At least five policemen have been killed in a suicide car bomb attack at a checkpoint near the Iraqi capital, police say.
At least 13 other people were hurt in the blast on Saturday in Garma, which lies 30km northwest of Baghdad, police Lieutenant Mohammed al-Jumaili said.
The attack comes as Iraqis prepare to vote in provincial elections seen as a test of recent improvements in security, following years of ethnic violence sparked by the 2003 US-led invasion.
US officials say that there could be an increase in violence before the January 31 election, with fighters continuing to launch attacks across the country.

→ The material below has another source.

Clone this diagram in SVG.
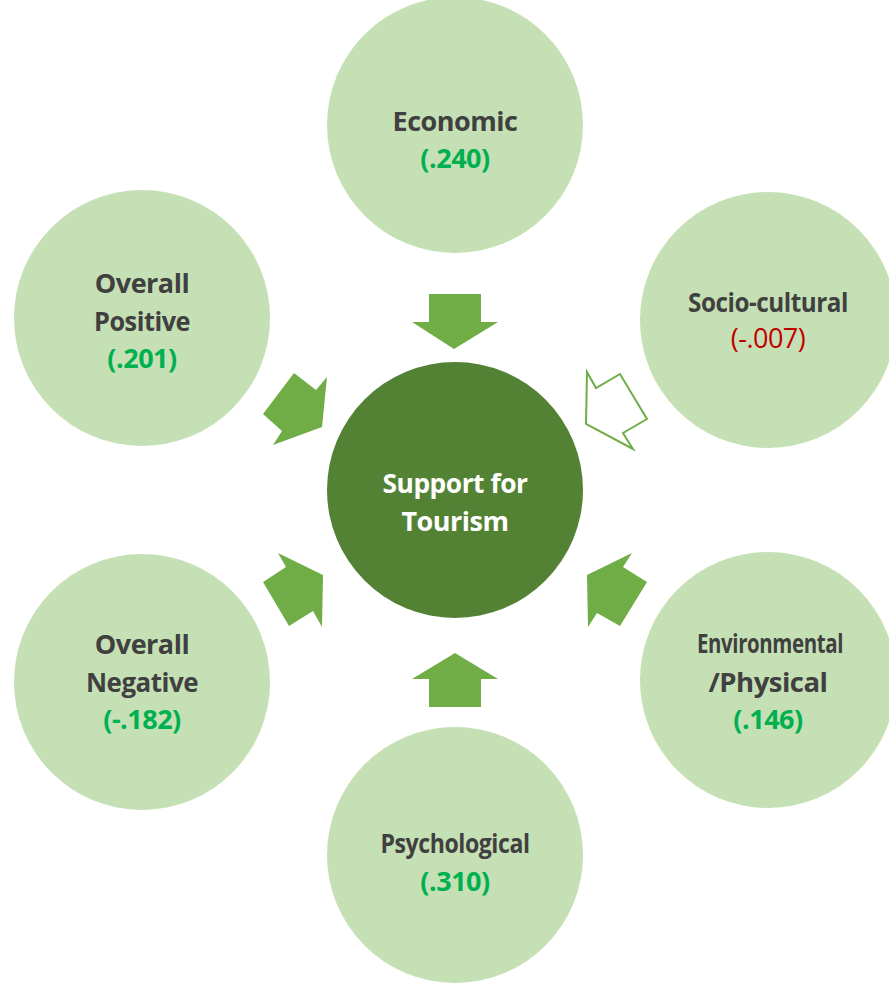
<svg xmlns="http://www.w3.org/2000/svg" width="889" height="985" viewBox="0 0 889 985">
<style>
.c{fill:#C5E0B4}
.hub{fill:#548235}
.t{font-family:"Open Sans","Liberation Sans",sans-serif;font-weight:bold;font-size:27px;fill:#404040;text-anchor:middle;letter-spacing:-0.5px}
.g{fill:#00B050}
.r{fill:#C00000;font-weight:normal}
.w{fill:#FFFFFF}
.a{fill:#70AD47}
.ao{fill:#FFFFFF;stroke:#70AD47;stroke-width:2}
</style>
<rect width="889" height="985" fill="#FFFFFF"/>
<g id="economic"><circle class="c" cx="455" cy="125" r="128"/>
<text class="t" x="455" y="131">Economic</text><text class="t g" x="455" y="168">(.240)</text></g>
<g id="overall-positive"><circle class="c" cx="142" cy="318" r="128"/>
<text class="t" x="142" y="293">Overall</text><text class="t" x="142" y="331" textLength="96" lengthAdjust="spacingAndGlyphs">Positive</text><text class="t g" x="142" y="368">(.201)</text></g>
<g id="socio-cultural"><circle class="c" cx="768" cy="320" r="128"/>
<text class="t" x="768" y="312" textLength="160" lengthAdjust="spacingAndGlyphs">Socio-cultural</text><text class="t r" x="768" y="348">(-.007)</text></g>
<g id="overall-negative"><circle class="c" cx="142" cy="682" r="128"/>
<text class="t" x="142" y="654">Overall</text><text class="t" x="142" y="692" textLength="112" lengthAdjust="spacingAndGlyphs">Negative</text><text class="t g" x="142" y="729">(-.182)</text></g>
<g id="environmental"><circle class="c" cx="768" cy="680" r="128"/>
<text class="t" x="770" y="653" textLength="146" lengthAdjust="spacingAndGlyphs">Environmental</text><text class="t" x="768" y="692" textLength="119" lengthAdjust="spacingAndGlyphs">/Physical</text><text class="t g" x="768" y="729">(.146)</text></g>
<g id="psychological"><circle class="c" cx="455" cy="855" r="128"/>
<text class="t" x="455" y="853" textLength="149" lengthAdjust="spacingAndGlyphs">Psychological</text><text class="t g" x="455" y="891">(.310)</text></g>
<g id="support"><circle class="hub" cx="455" cy="490" r="128"/>
<text class="t w" x="455" y="493" textLength="145" lengthAdjust="spacingAndGlyphs">Support for</text><text class="t w" x="455" y="531">Tourism</text></g>
<g id="connectors">
<polygon class="a" points="429,294 481,294 481,322 498,322 454,349 412,322 429,322"/>
<polygon class="a" points="429,707 481,707 481,679 498,679 455,653 412,679 429,679"/>
<polygon class="ao" points="587,372 596,388 620,374 647,419 623,433 633,449 586,424"/>
<polygon class="a" points="294,373 316,390 327,377 322,427 273,445 282,431 263,414"/>
<polygon class="a" points="278,553 286,567 263,582 289,626 313,611 322,627 323,575"/>
<polygon class="a" points="632,553 623,567 647,582 620,626 597,613 588,627 587,575"/>
</g>
</svg>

On Saturday, Iraqi election officials ordered transport bans and night-time curfews during the polls.
Iraq's borders will also be sealed off, while all civilian airports and provincial borders will be shut from 10pm (19:00 GMT) on Friday
until 5 am (02:00 GMT) on February 1, the election commission said.
"In no instance will any car be authorised to approach a polling station," it said.
Iraqi police say they have evidence to suggest that al-Qaeda fighters are still operating in Garma, which lies in the western desert province of Anbar.
The province was the main stronghold of al-Qaeda, a key player in the Sunni Muslim Arab resistance to the US invasion, but tribal chieftains have forced out al-Qaeda over the last two years.
Although Anbar is now calmer, analysts say that tensions between Sunnis are increasing in the run-up to the provincial elections.